In the case of the A40s each VM is a Windows desktop complete with full DX11 3D acceleration. This is used to provide acceleration to a host of applications that are designed to run on real GPUs.
DX11 should be a first hint, because that's not DX12 or CUDA.
NVIDIA vGPU Software (RTX vWS, vPC, vApps) | NVIDIA
www.nvidia.com
Inside vmware we installed the nvidia vGPU drivers then configured Horizon to spin the desktops with the appropriate Windows vGPU driver.
Currently the only vGPU drivers that exist are for data center GPUs. Installing a commodity 4080 or 9070 XT into a server won't matter because there is no hypervisor vGPU driver nor a guest vGPU driver that could use it. AMD releasing theirs open source means the FOSS community can find ways to incorporate commodity AMD GPUs into it allowing for cheap desktop virtualization.
I had to look up our system RQ and I believe we are using A40 cards. They are the server headless add in GPUs. Here's is the documentation for driver support.

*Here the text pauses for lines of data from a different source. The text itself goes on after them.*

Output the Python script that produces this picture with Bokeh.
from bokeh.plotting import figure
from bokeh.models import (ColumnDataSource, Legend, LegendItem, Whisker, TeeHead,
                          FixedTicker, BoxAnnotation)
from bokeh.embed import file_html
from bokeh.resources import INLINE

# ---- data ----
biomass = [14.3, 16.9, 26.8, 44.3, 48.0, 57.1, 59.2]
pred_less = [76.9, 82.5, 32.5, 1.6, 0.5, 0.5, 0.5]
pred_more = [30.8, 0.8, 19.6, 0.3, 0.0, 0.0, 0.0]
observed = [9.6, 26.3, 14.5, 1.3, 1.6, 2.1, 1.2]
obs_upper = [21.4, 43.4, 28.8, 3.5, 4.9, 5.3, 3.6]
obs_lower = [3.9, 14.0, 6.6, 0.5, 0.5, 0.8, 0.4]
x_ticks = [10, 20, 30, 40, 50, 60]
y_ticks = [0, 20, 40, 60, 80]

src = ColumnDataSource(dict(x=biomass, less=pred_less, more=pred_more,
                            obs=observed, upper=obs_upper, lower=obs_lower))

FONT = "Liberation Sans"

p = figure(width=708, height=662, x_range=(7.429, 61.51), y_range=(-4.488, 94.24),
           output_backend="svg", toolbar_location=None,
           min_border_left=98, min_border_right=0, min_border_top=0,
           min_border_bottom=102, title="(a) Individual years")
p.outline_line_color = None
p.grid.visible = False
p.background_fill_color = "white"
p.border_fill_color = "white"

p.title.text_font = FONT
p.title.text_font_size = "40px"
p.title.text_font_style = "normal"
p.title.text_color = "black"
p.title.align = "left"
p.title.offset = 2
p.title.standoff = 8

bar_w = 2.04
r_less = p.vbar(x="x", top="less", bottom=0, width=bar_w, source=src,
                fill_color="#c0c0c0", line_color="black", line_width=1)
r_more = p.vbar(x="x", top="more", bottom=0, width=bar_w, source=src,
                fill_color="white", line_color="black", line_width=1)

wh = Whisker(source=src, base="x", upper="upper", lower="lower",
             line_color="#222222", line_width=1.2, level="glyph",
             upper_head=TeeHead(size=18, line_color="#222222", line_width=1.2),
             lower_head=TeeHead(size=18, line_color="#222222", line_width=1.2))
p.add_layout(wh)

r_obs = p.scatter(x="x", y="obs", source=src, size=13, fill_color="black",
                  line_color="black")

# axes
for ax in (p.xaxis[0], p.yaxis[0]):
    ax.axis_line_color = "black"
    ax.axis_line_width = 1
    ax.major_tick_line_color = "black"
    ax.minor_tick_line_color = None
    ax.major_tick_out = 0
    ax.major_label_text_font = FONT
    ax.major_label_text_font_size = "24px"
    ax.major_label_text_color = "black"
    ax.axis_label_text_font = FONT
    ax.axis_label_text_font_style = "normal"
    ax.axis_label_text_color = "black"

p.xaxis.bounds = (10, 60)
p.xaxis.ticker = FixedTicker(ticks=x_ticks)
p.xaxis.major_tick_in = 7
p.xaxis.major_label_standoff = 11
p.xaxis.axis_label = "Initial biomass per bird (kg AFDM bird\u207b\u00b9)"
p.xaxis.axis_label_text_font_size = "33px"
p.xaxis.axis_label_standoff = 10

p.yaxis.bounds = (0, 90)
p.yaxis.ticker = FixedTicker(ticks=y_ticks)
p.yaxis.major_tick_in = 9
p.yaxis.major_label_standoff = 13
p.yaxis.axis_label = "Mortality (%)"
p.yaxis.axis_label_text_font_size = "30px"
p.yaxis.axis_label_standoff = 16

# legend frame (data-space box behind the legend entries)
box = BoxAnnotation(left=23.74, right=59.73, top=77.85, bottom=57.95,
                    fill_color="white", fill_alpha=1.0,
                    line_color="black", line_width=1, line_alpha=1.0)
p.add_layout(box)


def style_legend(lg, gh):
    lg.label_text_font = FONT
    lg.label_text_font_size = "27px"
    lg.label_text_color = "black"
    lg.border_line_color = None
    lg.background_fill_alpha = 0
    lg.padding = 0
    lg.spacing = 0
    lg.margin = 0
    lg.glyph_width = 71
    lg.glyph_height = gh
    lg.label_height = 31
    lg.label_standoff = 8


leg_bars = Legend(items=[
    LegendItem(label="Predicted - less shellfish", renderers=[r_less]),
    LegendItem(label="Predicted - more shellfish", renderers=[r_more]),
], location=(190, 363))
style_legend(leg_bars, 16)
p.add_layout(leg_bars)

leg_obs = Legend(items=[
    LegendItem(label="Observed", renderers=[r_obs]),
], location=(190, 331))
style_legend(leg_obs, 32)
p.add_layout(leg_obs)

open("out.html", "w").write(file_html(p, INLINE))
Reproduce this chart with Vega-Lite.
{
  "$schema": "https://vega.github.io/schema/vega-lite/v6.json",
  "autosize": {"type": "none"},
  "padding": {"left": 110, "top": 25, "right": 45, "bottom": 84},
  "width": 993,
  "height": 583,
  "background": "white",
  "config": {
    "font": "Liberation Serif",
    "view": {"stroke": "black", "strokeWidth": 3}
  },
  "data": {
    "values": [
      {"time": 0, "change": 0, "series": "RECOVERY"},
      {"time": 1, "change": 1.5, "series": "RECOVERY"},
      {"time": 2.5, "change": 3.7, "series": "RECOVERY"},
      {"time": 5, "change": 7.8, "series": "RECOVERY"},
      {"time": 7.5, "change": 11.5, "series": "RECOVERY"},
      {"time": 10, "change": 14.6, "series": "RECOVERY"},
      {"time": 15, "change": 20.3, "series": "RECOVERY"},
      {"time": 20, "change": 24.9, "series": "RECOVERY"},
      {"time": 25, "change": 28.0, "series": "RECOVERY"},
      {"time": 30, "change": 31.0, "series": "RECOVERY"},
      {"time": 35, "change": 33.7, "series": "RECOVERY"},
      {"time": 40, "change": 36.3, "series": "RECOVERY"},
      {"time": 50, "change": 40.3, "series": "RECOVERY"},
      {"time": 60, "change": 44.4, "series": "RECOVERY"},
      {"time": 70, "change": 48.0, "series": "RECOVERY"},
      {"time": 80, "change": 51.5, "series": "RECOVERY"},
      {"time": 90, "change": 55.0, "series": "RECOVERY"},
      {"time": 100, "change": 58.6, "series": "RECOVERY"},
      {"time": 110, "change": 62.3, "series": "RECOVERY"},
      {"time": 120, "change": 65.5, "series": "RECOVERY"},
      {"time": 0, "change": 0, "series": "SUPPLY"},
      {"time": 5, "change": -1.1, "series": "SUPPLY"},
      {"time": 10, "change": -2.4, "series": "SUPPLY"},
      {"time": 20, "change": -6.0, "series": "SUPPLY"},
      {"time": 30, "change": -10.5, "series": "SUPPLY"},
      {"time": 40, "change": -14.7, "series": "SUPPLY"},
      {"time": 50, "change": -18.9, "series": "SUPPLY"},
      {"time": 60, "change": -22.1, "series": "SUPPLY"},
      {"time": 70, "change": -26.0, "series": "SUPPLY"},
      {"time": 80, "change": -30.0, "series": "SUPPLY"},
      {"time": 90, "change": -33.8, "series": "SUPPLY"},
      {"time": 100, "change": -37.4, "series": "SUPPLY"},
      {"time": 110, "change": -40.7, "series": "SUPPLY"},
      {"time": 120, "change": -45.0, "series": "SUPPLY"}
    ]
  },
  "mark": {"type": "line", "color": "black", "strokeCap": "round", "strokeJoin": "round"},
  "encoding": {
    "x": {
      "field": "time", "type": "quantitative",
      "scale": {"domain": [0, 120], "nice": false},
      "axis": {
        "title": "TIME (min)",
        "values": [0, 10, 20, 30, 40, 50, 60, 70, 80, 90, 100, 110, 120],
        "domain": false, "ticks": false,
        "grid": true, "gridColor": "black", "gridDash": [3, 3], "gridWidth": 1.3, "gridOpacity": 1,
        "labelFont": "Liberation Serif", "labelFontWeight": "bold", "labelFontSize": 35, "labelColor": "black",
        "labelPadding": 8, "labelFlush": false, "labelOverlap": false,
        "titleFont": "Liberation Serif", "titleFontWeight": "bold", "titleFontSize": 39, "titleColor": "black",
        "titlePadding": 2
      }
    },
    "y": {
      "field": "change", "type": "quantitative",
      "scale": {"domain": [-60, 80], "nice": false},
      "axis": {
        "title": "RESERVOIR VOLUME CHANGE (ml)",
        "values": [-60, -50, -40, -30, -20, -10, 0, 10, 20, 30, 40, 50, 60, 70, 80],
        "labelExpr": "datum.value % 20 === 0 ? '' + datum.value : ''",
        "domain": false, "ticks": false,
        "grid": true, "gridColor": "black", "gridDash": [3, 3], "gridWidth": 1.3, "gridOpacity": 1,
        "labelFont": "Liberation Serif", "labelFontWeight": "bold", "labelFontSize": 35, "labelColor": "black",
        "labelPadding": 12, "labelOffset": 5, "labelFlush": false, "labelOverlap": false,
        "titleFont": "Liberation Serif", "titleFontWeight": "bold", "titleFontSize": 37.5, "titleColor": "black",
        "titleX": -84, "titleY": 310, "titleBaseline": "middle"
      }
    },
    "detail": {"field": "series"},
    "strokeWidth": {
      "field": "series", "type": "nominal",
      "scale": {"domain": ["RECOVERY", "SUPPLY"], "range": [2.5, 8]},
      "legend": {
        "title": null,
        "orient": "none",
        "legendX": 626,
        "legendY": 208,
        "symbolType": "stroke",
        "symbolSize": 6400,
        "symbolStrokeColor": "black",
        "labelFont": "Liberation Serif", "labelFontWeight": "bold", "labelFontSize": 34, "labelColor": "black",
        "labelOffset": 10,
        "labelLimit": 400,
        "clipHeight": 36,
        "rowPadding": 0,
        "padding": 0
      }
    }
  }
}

https://docs.nvidia.com/vgpu/13.0/grid-vgpu-release-notes-vmware-vsphere/index.html
So I've looked up your references and they pretty much confirm my theories.

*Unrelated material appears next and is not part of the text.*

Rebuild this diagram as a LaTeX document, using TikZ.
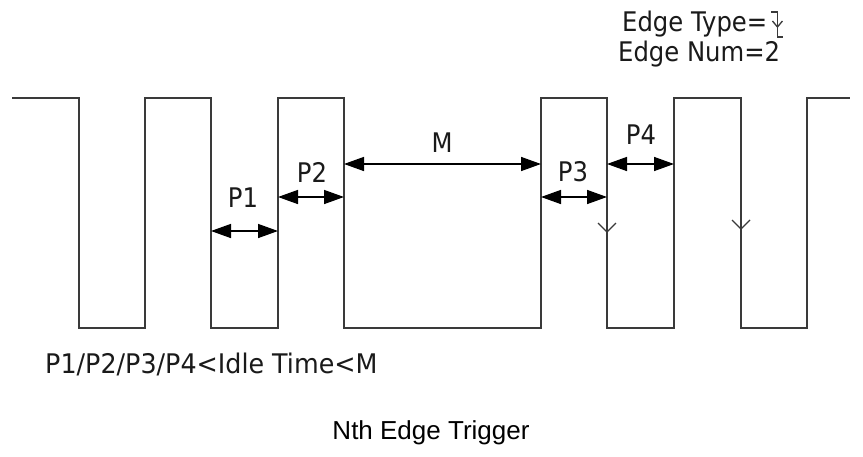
\documentclass[tikz,border=0pt]{standalone}
\usepackage{fontspec}
\setmainfont{DejaVu Sans}[FakeStretch=0.9]
\newfontfamily\condfont{DejaVu Sans}[FakeStretch=0.94]
\newfontfamily\arialfont{Liberation Sans}
\usetikzlibrary{arrows.meta,calc}
\definecolor{wavecol}{HTML}{3A3A3A}
\definecolor{txtcol}{HTML}{1A1A1A}
\begin{document}
\begin{tikzpicture}[x=1pt,y=-1pt,
  wave/.style={line width=1.6pt, draw=wavecol, line join=miter},
  dimarrow/.style={line width=1.5pt, draw=black,
    {Triangle[length=20pt,width=14pt]}-{Triangle[length=20pt,width=14pt]}},
  lbl/.style={font=\fontsize{27}{32}\selectfont, inner sep=0pt, text=txtcol},
  vmark/.style={line width=1.3pt, draw=wavecol}]
\useasboundingbox (0,0) rectangle (863,456);
\fill[white] (0,0) rectangle (863,456);

% waveform
\draw[wave] (12,98) -- (79,98) -- (79,328) -- (145,328) -- (145,98) -- (211,98)
  -- (211,328) -- (278,328) -- (278,98) -- (344,98) -- (344,328) -- (541,328)
  -- (541,98) -- (607,98) -- (607,328) -- (674,328) -- (674,98) -- (741,98)
  -- (741,328) -- (807,328) -- (807,98) -- (850,98);

% interval arrows
\coordinate (a1l) at (211,231); \coordinate (a1r) at (278,231);
\coordinate (a2l) at (278,197); \coordinate (a2r) at (344,197);
\coordinate (aml) at (344,164); \coordinate (amr) at (541,164);
\coordinate (a3l) at (541,197); \coordinate (a3r) at (607,197);
\coordinate (a4l) at (607,164); \coordinate (a4r) at (674,164);
\draw[dimarrow] (a1l) -- (a1r);
\draw[dimarrow] (a2l) -- (a2r);
\draw[dimarrow] (aml) -- (amr);
\draw[dimarrow] (a3l) -- (a3r);
\draw[dimarrow] (a4l) -- (a4r);

% labels
\node[lbl] (p1) at (243,198) {P1};
\node[lbl] (p2) at (312,172) {P2};
\node[lbl] (m) at (442,143) {M};
\node[lbl] (p3) at (573,172) {P3};
\node[lbl] (p4) at (641,135) {P4};

% falling-edge markers
\coordinate (v1) at (607,232);
\coordinate (v2) at (741,229);
\draw[vmark] ($(v1)+(-9,-9)$) -- (v1) -- ($(v1)+(9,-9)$);
\draw[vmark] ($(v2)+(-9,-9)$) -- (v2) -- ($(v2)+(9,-9)$);

% edge type / number
\node[lbl, anchor=base west] (et) at (622,31) {Edge Type=};
\node[lbl, anchor=base west] (en) at (618,61) {Edge Num=2};
\coordinate (s) at ($(et.base east)+(4,0)$);
\draw[vmark] ($(s)+(0,-19)$) -- ($(s)+(6,-19)$) -- ($(s)+(6,6)$) -- ($(s)+(12,6)$);
\draw[vmark] ($(s)+(1,-10)$) -- ($(s)+(6,-4)$) -- ($(s)+(11,-10)$);

% condition and title
\node[font=\condfont\fontsize{27}{32}\selectfont, inner sep=0pt, text=txtcol, anchor=base west] (cond) at (45,373) {P1/P2/P3/P4<Idle Time<M};
\node[font=\arialfont\fontsize{26}{31}\selectfont, inner sep=0pt, anchor=base, text=black] (title) at (431,439) {Nth Edge Trigger};
\end{tikzpicture}
\end{document}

You can use three basic ways to virtualize GPUs:
1. partition with pass-through of the slices
2. time-slice
3. new accelerated abstraction
Option #3 is what is historically perhaps the oldest variant, where Hypervisor vendors implement a new abstract 3D capable vGPU, which is using host GPU facilities to accelerate 3D primitives inside the VMs. I believe Nvida called that vSGA, KVM has a Vir-GL, VMware has its own 3D capable VGA, Microsoft has RemoteFX, and there is the VirtualGL I already mentioned.

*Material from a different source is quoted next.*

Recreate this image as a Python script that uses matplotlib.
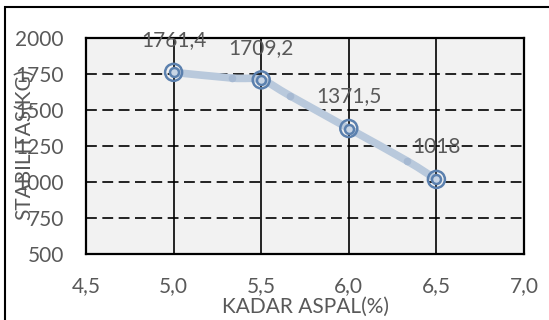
import numpy as np
import matplotlib
matplotlib.use('Agg')
import matplotlib.pyplot as plt
from matplotlib.path import Path
from matplotlib.patches import PathPatch, Rectangle

x_vals = [5.0, 5.5, 6.0, 6.5]
y_vals = [1761.4, 1709.2, 1371.5, 1018]
point_labels = ['1761,4', '1709,2', '1371,5', '1018']
mid_x = [5.333, 5.667, 6.333]
mid_y = [1722, 1597, 1146]
x_ticks = [4.5, 5.0, 5.5, 6.0, 6.5, 7.0]
x_ticklabels = ['4,5', '5,0', '5,5', '6,0', '6,5', '7,0']
y_ticks = [500, 750, 1000, 1250, 1500, 1750, 2000]
x_title = 'KADAR ASPAL(%)'
y_title = 'STABILITAS(KG)'

plt.rcParams['font.family'] = ['Lato', 'DejaVu Sans']
TXT = '#595959'
FS = 15
W, H = 549, 320
fig = plt.figure(figsize=(W / 100, H / 100), dpi=100)
fig.patch.set_facecolor('white')
ax = fig.add_axes([86 / W, 1 - 254 / H, (524 - 86) / W, (254 - 38) / H])
ax.set_facecolor('#f2f2f2')

# outer frame (left/top visible)
fig.patches.append(Rectangle((5 / W, -0.05), 1.0, 1 - 7 / H + 0.05,
                             transform=fig.transFigure, fill=False,
                             edgecolor='black', lw=1.5, zorder=0))

ax.set_xlim(4.5, 7.0)
ax.set_ylim(500, 2000)
ax.set_xticks(x_ticks)
ax.set_xticklabels(x_ticklabels)
ax.set_yticks(y_ticks)
ax.set_yticklabels([str(v) for v in y_ticks])
ax.tick_params(length=0, pad=16, labelsize=FS, labelcolor=TXT)

ax.xaxis.grid(True, color='black', lw=1.2, linestyle='-')
ax.yaxis.grid(True, color='black', lw=1.2, linestyle=(0, (6.5, 3.3)))
ax.set_axisbelow(True)
for s in ax.spines.values():
    s.set_color('black')
    s.set_linewidth(1.6)

# smoothed line through all points
allx = x_vals + mid_x
ally = y_vals + mid_y
order = np.argsort(allx)
pts = np.column_stack([np.array(allx)[order], np.array(ally)[order]])
n = len(pts)
verts = [pts[0]]
codes = [Path.MOVETO]
for i in range(n - 1):
    p0 = pts[i - 1] if i > 0 else pts[i]
    p1 = pts[i]
    p2 = pts[i + 1]
    p3 = pts[i + 2] if i + 2 < n else pts[i + 1]
    c1 = p1 + (p2 - p0) / 6
    c2 = p2 - (p3 - p1) / 6
    verts += [c1, c2, p2]
    codes += [Path.CURVE4] * 3
ax.add_patch(PathPatch(Path(verts, codes), facecolor='none',
                       edgecolor='#b9c9dc', lw=5.5, capstyle='round',
                       joinstyle='round', zorder=3))
ax.scatter(mid_x, mid_y, s=30, color='#a6b9d2', zorder=4, linewidths=0)

# double-ring markers
ax.scatter(x_vals, y_vals, s=150, facecolors='none', edgecolors='#5b80ae',
           linewidths=1.8, zorder=5)
ax.scatter(x_vals, y_vals, s=42, facecolors='#c8d5e5', edgecolors='#5b80ae',
           linewidths=1.8, zorder=6)

for x, y, lab in zip(x_vals, y_vals, point_labels):
    ax.annotate(lab, (x, y), xytext=(0, 23), textcoords='offset points',
                ha='center', va='center', fontsize=FS, color=TXT, zorder=7)

fig.text(305 / W, 1 - 307 / H, x_title, ha='center', va='center',
         fontsize=FS, color=TXT)
fig.text(24 / W, 1 - 144 / H, y_title, ha='center', va='center',
         rotation=90, fontsize=FS, color=TXT)

fig.savefig('out.png', dpi=100)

I'm sure there is more but the main problem there remains that those abstractions can't keep up with the evolution of graphics hardware or overcome the base issues of context switch overhead and VRAM pressure. They lag far behind in API levels and performance, while in theory they can evenly distribute the resources of the host GPU among all VMs.
Option #2 and option #1 are the classic alternatives on how you slice and dice any multi-core computing resource, for a single core #2 is the only option and used in CPUs pretty much from the start. But as I tried to point out, the overhead of time-slicing is dictated by the context size, a few CPU registers are fine, the register files of thousands of SIMD GPU cores measure in megabytes and context switch overhead grew with the power of the GPUs: what appeared acceptable at first, might even still work for vector type CAD work, that doesn't involve complex shaders or GPGPU code may no longer be practical for modern API interactive (game) use. And then you'd still have to partition the VRAM, because even if paging of VRAM is technically supported, the performance penalty would be prohibitive for anything except some batch type HPC.
And that leads to option #1 as the most typical implementation in cases like cloud gaming.
But that isn't "huge", actually what each VM would get can only be
smaller slices. And that won't be very popular when most people here actually yearn for the bigger GPU.
Long story short: when a vendor like AMD is giving something away for free, it's mostly because they can't really monetize it for much as it has low value. If there is a chance to make a buck they are much inclined to take it, even if sometimes they'll forgo a penny if they can make the competition lose a dime with it.
But here it's mostly marketing shenanigans and trying to raise misleading expectations, I don't want people to fall for.
If you didn't, that's great. But I had the impression that you were actually helping AMD in pushing a fairy tale, even if not intentional.